Tribunnews.com/Youtube ILC, Kompas.com
Seorang Pilot Senior Menganalisis Dugaan Penyebab Pesawat Lion Air Jatuh
SURYA.co.id - Seorang mantan pilot senior, Stephanus G.S menganalisis dugaan penyebab pesawat Lion Air jatuh di perairan Karawang, Jawa Barat pada Senin 29 Oktober 2018
Menurutnya, beberapa kecelakaan pesawat yang tragis beberapa tahun terakhir di Indonesia umumnya terjadi di pagi hari.
"Kalau kita flashback di GA 210, 6.50, pagi juga," ujarnya, dikutip dari TribunJabar.id, Rabu (31/10/2018)
"Kasus yang sebelum ini, Air Asia jam 5 pagi take off, jadi ada apa ini?," sambungnya.
Stephanus menuturkan, kecelakaan kerap terjadi sekitar pukul 06.00.
"Ini yang menjadi keprihatinan saya, berarti ada missing link di sini," imbuhnya.
Ia menduga, kesadaran dan kewaspadaan para kru mungkin berkurang.

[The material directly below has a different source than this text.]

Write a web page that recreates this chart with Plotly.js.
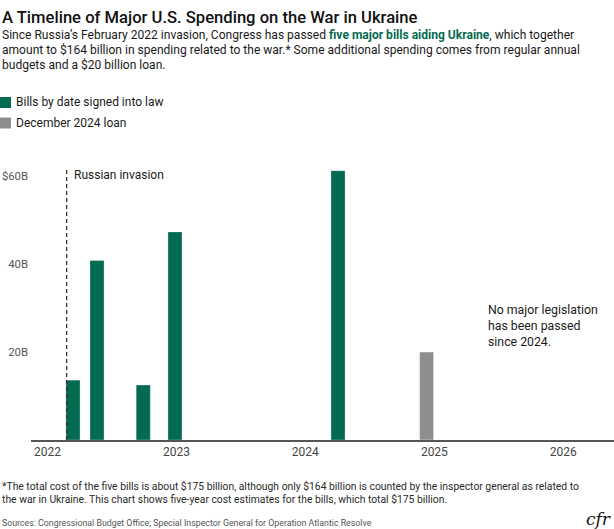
<!DOCTYPE html>
<html>
<head>
<meta charset="utf-8">
<script src="https://cdn.plot.ly/plotly-3.0.1.min.js"></script>
<style>
html,body{margin:0;padding:0;background:#fff;}
#chart{width:614px;height:529px;}
</style>
</head>
<body>
<div id="chart"></div>
<script>
// ---- data ----
const billDates = ["2022-03-14", "2022-05-21", "2022-09-29", "2022-12-28", "2024-04-03"];
const billValues = [13.6, 40.8, 12.5, 47.3, 61.2];
const loanDates = ["2024-12-10"];
const loanValues = [20];
const yTickVals = [20, 40, 60];
const yTickText = ["20B", "40B", "$60B"];
const invasionDate = "2022-02-24";
const seriesNames = ["Bills by date signed into law", "December 2024 loan"];

// ---- layout helpers (pixel -> paper) ----
const W = 614, H = 529, ML = 31, MR = 0, MT = 167, MB = 89;
const PW = W - ML - MR, PH = H - MT - MB;
const px = x => (x - ML) / PW;
const py = y => (H - MB - y) / PH;

const GREEN = "#046a51";
const GRAY = "#8e8e8e";
const FONT = "Roboto, 'Liberation Sans', sans-serif";
const DAY = 86400000;

const traces = [
  {
    type: "bar", x: billDates, y: billValues, name: seriesNames[0],
    width: billDates.map(() => 40 * DAY),
    marker: {color: GREEN, line: {color: "rgba(255,255,255,0.5)", width: 0.6}},
    hoverinfo: "x+y", showlegend: false
  },
  {
    type: "bar", x: loanDates, y: loanValues, name: seriesNames[1],
    width: loanDates.map(() => 40 * DAY),
    marker: {color: GRAY, line: {color: "rgba(255,255,255,0.6)", width: 0.8}},
    hoverinfo: "x+y", showlegend: false
  }
];

function txt(x, y, text, size, color, opts) {
  return Object.assign({
    xref: "paper", yref: "paper", x: px(x), y: py(y), text: text,
    showarrow: false, xanchor: "left", yanchor: "middle", align: "left",
    font: {family: FONT, size: size, color: color}
  }, opts || {});
}

const annotations = [
  txt(0, 17, "A Timeline of Major U.S. Spending on the War in Ukraine", 16.6, "#111", {font: {family: FONT, size: 16.6, color: "#111", weight: 500}}),
  txt(0, 35, "Since Russia’s February 2022 invasion, Congress has passed <b style='color:" + GREEN + "'>five major bills aiding Ukraine</b>, which together", 12.05, "#1a1a1a"),
  txt(0, 50, "amount to $164 billion in spending related to the war.* Some additional spending comes from regular annual", 12.05, "#1a1a1a"),
  txt(0, 65, "budgets and a $20 billion loan.", 12.05, "#1a1a1a"),
  txt(14, 102.5, seriesNames[0], 12, "#1a1a1a"),
  txt(14, 123, seriesNames[1], 12, "#1a1a1a"),
  {xref: "x", yref: "paper", x: invasionDate, y: py(175), text: "Russian invasion", showarrow: false,
   xanchor: "left", yanchor: "middle", xshift: 5, font: {family: FONT, size: 12, color: "#1a1a1a"}},
  txt(486, 326, "No major legislation<br>has been passed<br>since 2024.", 12.3, "#1a1a1a"),
  txt(0, 486, "*The total cost of the five bills is about $175 billion, although only $164 billion is counted by the inspector general as related to", 10.35, "#2a2a2a"),
  txt(0, 499, "the war in Ukraine. This chart shows five-year cost estimates for the bills, which total $175 billion.", 10.35, "#2a2a2a"),
  txt(0, 523, "Sources: Congressional Budget Office; Special Inspector General for Operation Atlantic Resolve", 8.8, "#555"),
  txt(613, 519, "<i>cfr</i>", 17, "#111", {xanchor: "right", font: {family: "'DejaVu Serif', 'Liberation Serif', serif", size: 17, color: "#111"}})
];

const shapes = [
  {type: "line", xref: "x", yref: "paper", x0: invasionDate, x1: invasionDate, y0: 0, y1: 1,
   line: {color: "#333", width: 1.3, dash: "4px,3px"}},
  {type: "rect", xref: "paper", yref: "paper", x0: px(0), x1: px(11), y0: py(97), y1: py(108),
   fillcolor: GREEN, line: {width: 0}},
  {type: "rect", xref: "paper", yref: "paper", x0: px(0), x1: px(11), y0: py(117.5), y1: py(128.5),
   fillcolor: GRAY, line: {width: 0}}
];

const layout = {
  width: W, height: H,
  margin: {l: ML, r: MR, t: MT, b: MB, pad: 0},
  paper_bgcolor: "#fff", plot_bgcolor: "#fff",
  showlegend: false,
  bargap: 0,
  font: {family: FONT, color: "#333"},
  xaxis: {
    type: "date", range: ["2021-11-15", "2026-05-25"],
    tick0: "2022-01-01", dtick: "M12", tickformat: "%Y",
    showgrid: false, zeroline: false, showline: true, linecolor: "#555", linewidth: 1.5,
    ticks: "", tickfont: {family: FONT, size: 12, color: "#444"}, fixedrange: true
  },
  yaxis: {
    range: [0, 62.05], tickvals: yTickVals, ticktext: yTickText,
    showgrid: false, zeroline: false, showline: false, ticks: "",
    tickfont: {family: FONT, size: 11.3, color: "#555"}, ticklabelstandoff: 2, fixedrange: true
  },
  annotations: annotations,
  shapes: shapes
};

Plotly.newPlot("chart", traces, layout, {displayModeBar: false, staticPlot: true});
</script>
</body>
</html>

Pasalnya, kru diharuskan bangun sejak pukul 3 pagi.
"Kru bangun jam 3 pagi. Jadi, kemungkinan apakah kepedulian pada situasi itu berkurang?
Kalau berkurang, mari kita sama-sama perbaiki sistem itu.

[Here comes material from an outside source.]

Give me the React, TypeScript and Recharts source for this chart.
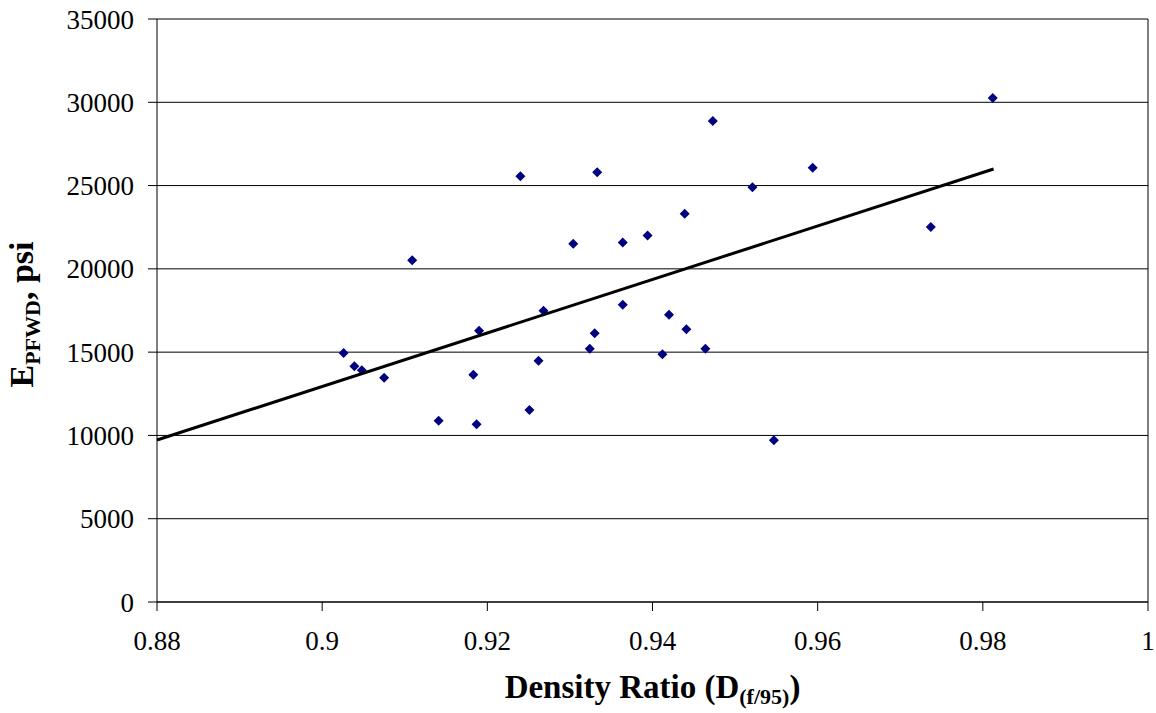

Minimum tidak terjadi kecelakaan di pagi hari," tandas Stephanus.
Dirinya lantas menanggapi posisi pesawat Lion Air yang sempat naik turun sebelum jatuh di perairan Karawang.
Baginya, ini adalah satu hal yang tidak masuk akal.

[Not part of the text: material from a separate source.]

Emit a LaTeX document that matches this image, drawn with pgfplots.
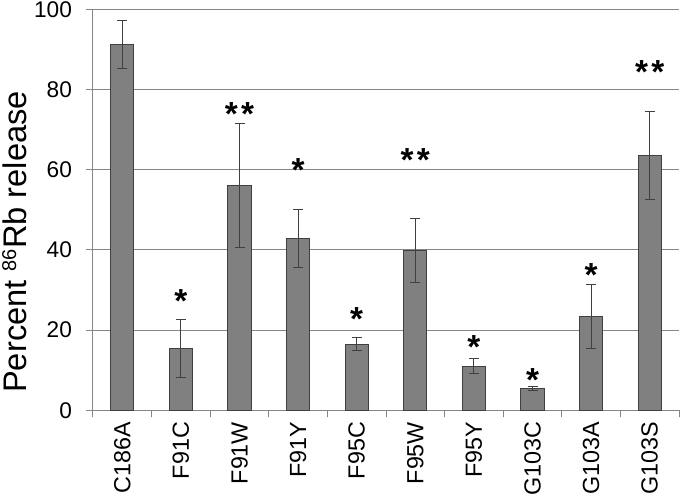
\documentclass[border=0pt]{standalone}
\usepackage{fontspec}
\setmainfont{Liberation Sans}
\usepackage{pgfplots}
\usepackage{pgfplotstable}
\pgfplotsset{compat=1.18}
\usetikzlibrary{calc}
\definecolor{barfill}{RGB}{128,128,128}
\definecolor{baredge}{RGB}{64,64,64}
\definecolor{gridc}{RGB}{134,134,134}
\newcommand\dstar{*\kern2.5pt*}

\pgfplotstableread{
x val err
1 91.2 6.0
2 15.4 7.3
3 56.0 15.5
4 42.9 7.2
5 16.5 1.6
6 39.9 8.0
7 11.0 1.85
8 5.4 0.45
9 23.4 7.95
10 63.5 11.0
}\bars

\begin{document}
\begin{tikzpicture}
\begin{axis}[
  scale only axis,
  width=439.5pt, height=300.75pt,
  xmin=0.5, xmax=10.5, ymin=0, ymax=100,
  axis lines*=left,
  axis line style={gridc, line width=0.75pt},
  ymajorgrids,
  grid style={gridc, line width=0.75pt},
  ytick={0,20,...,100},
  xtick={1,...,10},
  xticklabels={C186A,F91C,F91W,F91Y,F95C,F95W,F95Y,G103C,G103A,G103S},
  minor xtick={0.5,1.5,...,10.5},
  major x tick style={draw=none},
  tick align=outside,
  major tick length=5.25pt,
  minor tick length=5.25pt,
  tick style={gridc, line width=0.75pt},
  /pgf/number format/assume math mode=true,
  x tick label style={rotate=90, anchor=east, font=\fontsize{17.5}{19}\selectfont},
  y tick label style={font=\fontsize{17}{19}\selectfont, xshift=-7pt},
  ylabel={Percent \raisebox{7.5pt}{\fontsize{15}{15}\selectfont 86}Rb release},
  ylabel style={at={(axis description cs:-0.1143,0.42)}, anchor=base, font=\fontsize{24.5}{26}\selectfont},
]
\addplot[ybar, bar width=17.5pt, fill=barfill, draw=baredge, line width=0.75pt,
  error bars/.cd, y dir=both, y explicit,
  error bar style={baredge, line width=0.75pt},
  error mark options={baredge, line width=0.75pt, mark size=3.75pt, rotate=90}]
  table[x=x, y=val, y error=err] {\bars};
\addplot[draw=none, mark=none, nodes near coords, point meta=explicit symbolic,
  nodes near coords style={anchor=base, inner sep=0pt, font=\fontsize{25}{25}\selectfont\bfseries}]
  coordinates {(2,24.45) [*] (3,71.05) [\dstar] (4,57.05) [*] (5,19.95) [*] (6,59.55) [\dstar] (7,12.95) [*] (8,4.75) [*] (9,30.95) [*] (10,81.55) [\dstar]};
\coordinate (pl) at (rel axis cs:0,0);
\coordinate (pr) at (rel axis cs:1,1);
\end{axis}
\pgfresetboundingbox
\path ($(pl)+(-69.75pt,-65.25pt)$) rectangle ($(pr)+(0.75pt,6.975pt)$);
\end{tikzpicture}
\end{document}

Kecepatan Lion Air yang jatuh kala itu membuat dirinya berpikir ada sesuatu yang tidak normal dan harus segera diatasi.
"Tetapi, ada sesuatu yang tidak masuk akal, yaitu kecepatannya 340.
Waduh, telinga aja kalau saya dengan speed 400 juga bisa mendengung.
Pastinya ada sesuatu yang tidak normal dan sesegera mungkin harus bisa diatasi," tegasnya.
Stephanus menduga kemungkinan besar ada semacam eror di penerbangan tersebut.
"Awareness dari pilot tersebut mungkin jadi," tandasnya
Sebelumnya, seorang pengamat penerbangan, Dudi Sudibyo menjelaskan dua kemungkinan penyebab jatuhnya pesawat Lion Air JT 610.
Ditemui di kantor Kompas Gramedia Majalah di Kebon Jeruk, Jakarta Barat, pengamat penerbangan, Dudi Sudibyo, memaparkan dua kemungkinan penyebab jatuhnya pesawat Lion Air JT 610
“Pertama karena sistem yang bermasalah, meski belum diketahui masalahnya apa, dan satu lagi mungkin teknis, yang berkaitan dengan mesin,” katanya.
Dudi menyakini bila dua faktor ini menjadi penyebab jatuhnya pesawat.
Sebab, sebelumnya pilot sempat ingin return to base alias kembali ke Soekartno-Hatta.
“Sebelum dia jatuh, pilot kasih tahu ke menara bahwa dia ingin RTB (return to base),” imbuh Dudi.
Sayangnya, ketika menara ATC ingin menanyakan lebih lanjut mengenai alasan ia ingin kembali, pesawat sudah terlanjur hilang kontak.
Dudi menyayangkan tidak ada orang atau saksi mata yang melihat bagaimana posisi pesawat terjatuh.
Jika mengetahui posisinya, maka dapat dianalisis lebih lanjut penyebab pasti pesawat jatuh.
"Sulit untuk mengetahui penyebabnya saat ini. Namun, dua hal ini (kesalahan sistem dan teknis) lah yang menjadi fokus saya," ujarnya.
Dudi menambahkan, kebenaran mengenai jatuhnya pesawat ini baru bisa diungkap apabila ditemukannya black box atau kotak hitam dari cockpit voice recorders (CVR), yang merupakan rekaman data penerbangan
Sebagai informasi, Black Box memang digunakan untuk merekam data penerbangan.
Biasanya Black Box akan merekam percakapan antara pilot dan Air Traffic Controller (ATC) alias menara pemandu lalu lintas udara.
Saking pentingnya, Black Box tak boleh absen menjadi bagian dari pesawat.